The post at the following MSE link
2720594 treats the
same problem using $n$ coupons where $n'$ have already been seen and
coupons have to be collected in two instances. With the present
scenario we only have to see them once.
Using the notation from this MSE link
2426510 we have
from first principles that
$$\mathrm{P}[T = m] = \frac{1}{n^m}\times {n-n'\choose 1}\times
(m-1)! [z^{m-1}] \exp(n'z)
\left(\exp(z) - 1\right)^{n-n'-1}.$$
We shall see that with this closed form for the probabilities, we can
not only compute the expectation of the number of draws to collect the
remaining coupons but also the second factorial moment if desired, and
the variance.
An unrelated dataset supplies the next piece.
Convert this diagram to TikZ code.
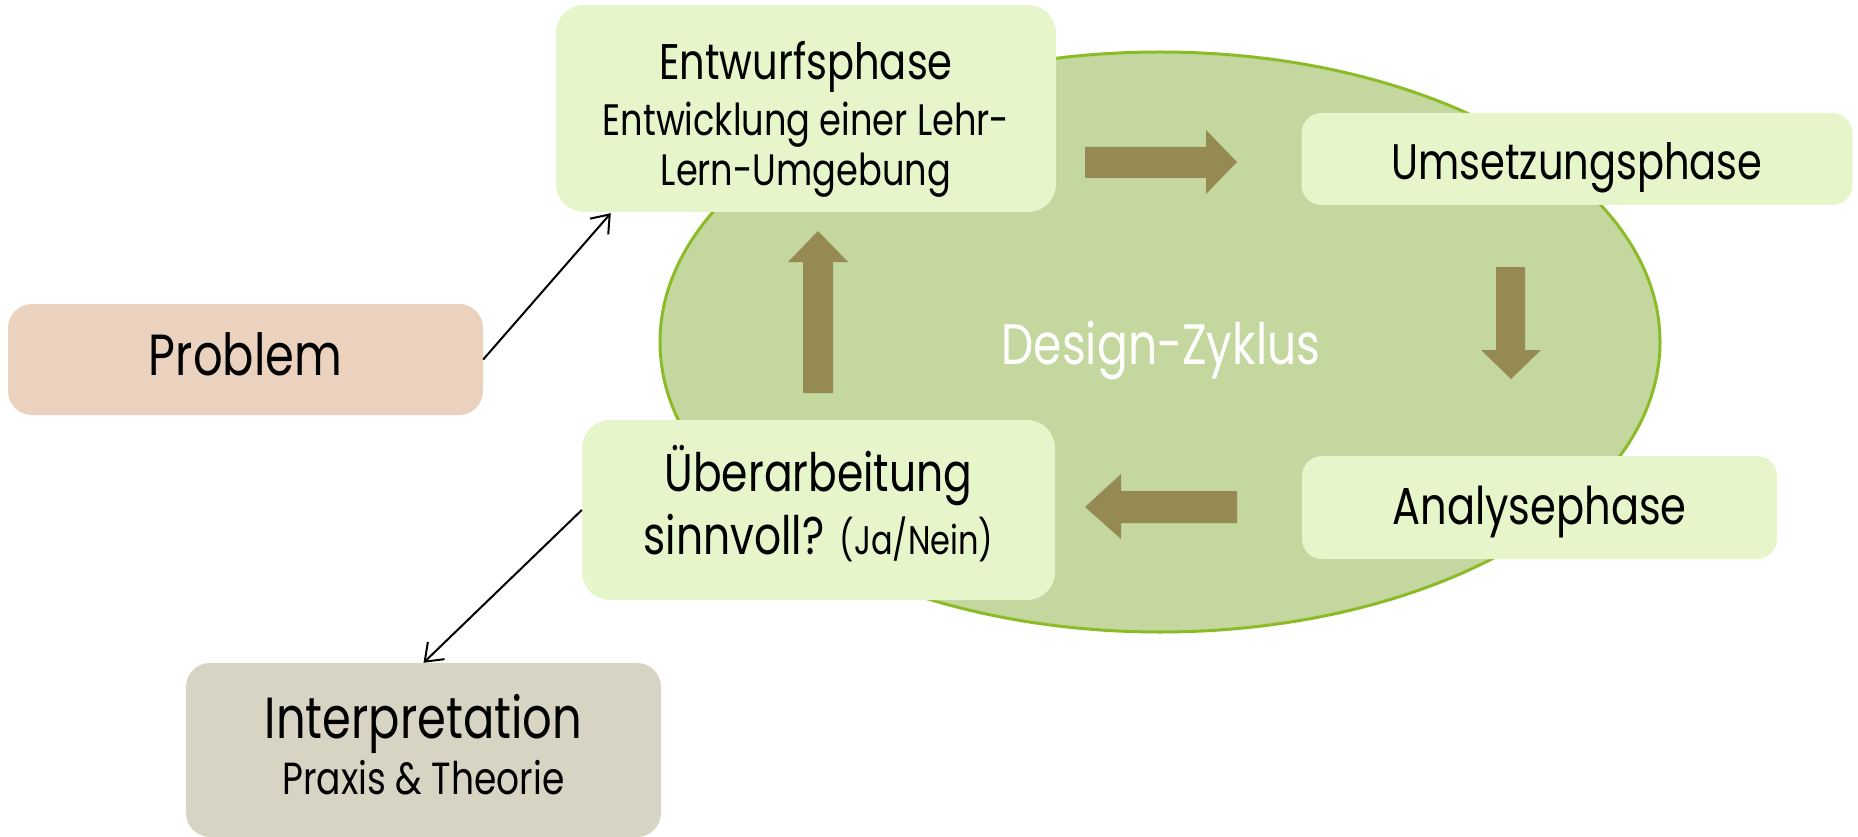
\documentclass[tikz,border=0pt]{standalone}
\usepackage{fontspec}
\setmainfont{Poppins}[FakeStretch=0.8]
\usetikzlibrary{arrows.meta,calc,shapes.geometric}
\definecolor{phasefill}{RGB}{230,245,202}
\definecolor{problemfill}{RGB}{234,210,191}
\definecolor{interpfill}{RGB}{215,212,196}
\definecolor{cyclefill}{RGB}{196,215,159}
\definecolor{cycleline}{RGB}{140,187,40}
\definecolor{arrowolive}{RGB}{150,138,84}
\newcommand{\fs}[2]{\fontsize{#1}{#2}\selectfont}
% invisible struts fixing the top and bottom of a text block
\newcommand{\topstrut}[1]{\rule{0pt}{#1}}
\newcommand{\botstrut}[1]{\rule[-#1]{0pt}{#1}}
\begin{document}
\begin{tikzpicture}[x=1pt,y=-1pt,
  phase/.style={fill=phasefill, rounded corners=28pt, inner sep=0pt, text=black, align=center},
  sidebox/.style={rounded corners=24pt, inner sep=0pt, text=black, align=center},
  blockarrow/.style={fill=arrowolive, draw=none},
  link/.style={draw=black, line width=2pt, -{Straight Barb[length=16pt,width=24pt,line width=2pt]}}]
\useasboundingbox (0,0) rectangle (1858,837);

% the cycle in the background
\node[ellipse, fill=cyclefill, draw=cycleline, line width=3pt,
      minimum width=1000pt, minimum height=580pt, inner sep=0pt] (cycle) at (1160,342) {};
\node[text=white, font=\fs{57}{64}, anchor=base] (cyclename) at (1161,364) {Design-Zyklus};

% the four phases
\node[phase, minimum width=500pt, minimum height=207pt, font=\fs{44}{51}] (entw) at (806,108.5)
  {{\fs{50}{51}\topstrut{69pt}Entwurfsphase}\\[4pt]
   Entwicklung einer Lehr-\\
   Lern-Umgebung\botstrut{20pt}};
\node[phase, rounded corners=20pt, minimum width=551pt, minimum height=92pt, font=\fs{50}{56},
      text height=62pt, text depth=20pt]
  (umsetz) at (1577,159) {Umsetzungsphase};
\node[phase, rounded corners=20pt, minimum width=475pt, minimum height=103pt, font=\fs{52}{58},
      text height=53pt, text depth=20pt]
  (analyse) at (1539.5,507.5) {Analysephase};
\node[phase, minimum width=473pt, minimum height=180pt, font=\fs{53}{63}] (ueber) at (818.5,510)
  {\topstrut{55pt}Überarbeitung\\
   sinnvoll? {\fs{40}{63}(Ja/Nein)}\botstrut{30pt}};

% problem and interpretation
\node[sidebox, fill=problemfill, minimum width=475pt, minimum height=111pt, font=\fs{58}{64},
      text height=52pt, text depth=20pt]
  (problem) at (245.5,359.5) {Problem};
\node[sidebox, fill=interpfill, minimum width=475pt, minimum height=174pt, font=\fs{45}{56}]
  (interp) at (423.5,750)
  {{\fs{58}{56}\topstrut{52pt}Interpretation}\\
   Praxis \& Theorie\botstrut{20pt}};

% block arrows of the cycle
\fill[blockarrow] (1085,147) -- (1206,147) -- (1206,130) -- (1237,162) -- (1206,194)
  -- (1206,178) -- (1085,178) -- cycle;
\fill[blockarrow] (1496,267) -- (1525,267) -- (1525,350) -- (1541,350) -- (1511,379)
  -- (1481,350) -- (1496,350) -- cycle;
\fill[blockarrow] (1237,491) -- (1121,491) -- (1121,474) -- (1085,507) -- (1121,539)
  -- (1121,523) -- (1237,523) -- cycle;
\fill[blockarrow] (803,393) -- (803,262) -- (788,262) -- (818,231) -- (848,262)
  -- (833,262) -- (833,393) -- cycle;

% connectors
\coordinate (entwin) at ($(entw.south west)+(55,1)$);
\draw[link] (problem.east) -- (entwin);
\draw[link] (ueber.west) -- (interp.north);
\end{tikzpicture}
\end{document}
To start verify that this is a
probability distribution. We get
$$(n-n') \sum_{m\ge n-n'} \frac{1}{n^m}\times
(m-1)! [z^{m-1}] \exp(n'z)
\left(\exp(z) - 1\right)^{n-n'-1}
\\ = (n-n') \sum_{m\ge n-n'} \frac{1}{n^m}
(m-1)! [z^{m-1}] \exp(n'z)
\\ \times
\sum_{q=0}^{n-n'-1} {n-n'-1\choose q} (-1)^{n-n'-1-q} \exp(qz)
\\ = (n-n') \sum_{m\ge n-n'} \frac{1}{n^m}
\sum_{q=0}^{n-n'-1} {n-n'-1\choose q} (-1)^{n-n'-1-q}
(n'+q)^{m-1}
\\ = \frac{n-n'}{n}
\sum_{q=0}^{n-n'-1} {n-n'-1\choose q} (-1)^{n-n'-1-q}
\sum_{m\ge n-n'} \frac{1}{n^{m-1}} (n'+q)^{m-1}
\\ = \frac{n-n'}{n}
\sum_{q=0}^{n-n'-1} {n-n'-1\choose q} (-1)^{n-n'-1-q}
\frac{(n'+q)^{n-n'-1}/n^{n-n'-1}}
{1-(n'+q)/n}
\\ = \frac{n-n'}{n^{n-n'-1}}
\sum_{q=0}^{n-n'-1} {n-n'-1\choose n-n'-1-q} (-1)^{n-n'-1-q}
\frac{(n'+q)^{n-n'-1}}{n-n'-q}
\\ = \frac{1}{n^{n-n'-1}}
\sum_{q=0}^{n-n'-1} {n-n'\choose n-n'-q} (-1)^{n-n'-1-q}
(n'+q)^{n-n'-1}
\\ = - \frac{1}{n^{n-n'-1}}
\sum_{q=0}^{n-n'-1} {n-n'\choose q} (-1)^{n-n'-q}
(n'+q)^{n-n'-1}
\\ = 1 - \frac{1}{n^{n-n'-1}}
\sum_{q=0}^{n-n'} {n-n'\choose q} (-1)^{n-n'-q}
(n'+q)^{n-n'-1}
\\ = 1 - (n-n'-1)! [z^{n-n'-1}] \frac{\exp(n'z)}{n^{n-n'-1}}
\sum_{q=0}^{n-n'} {n-n'\choose q} (-1)^{n-n'-q} \exp(qz)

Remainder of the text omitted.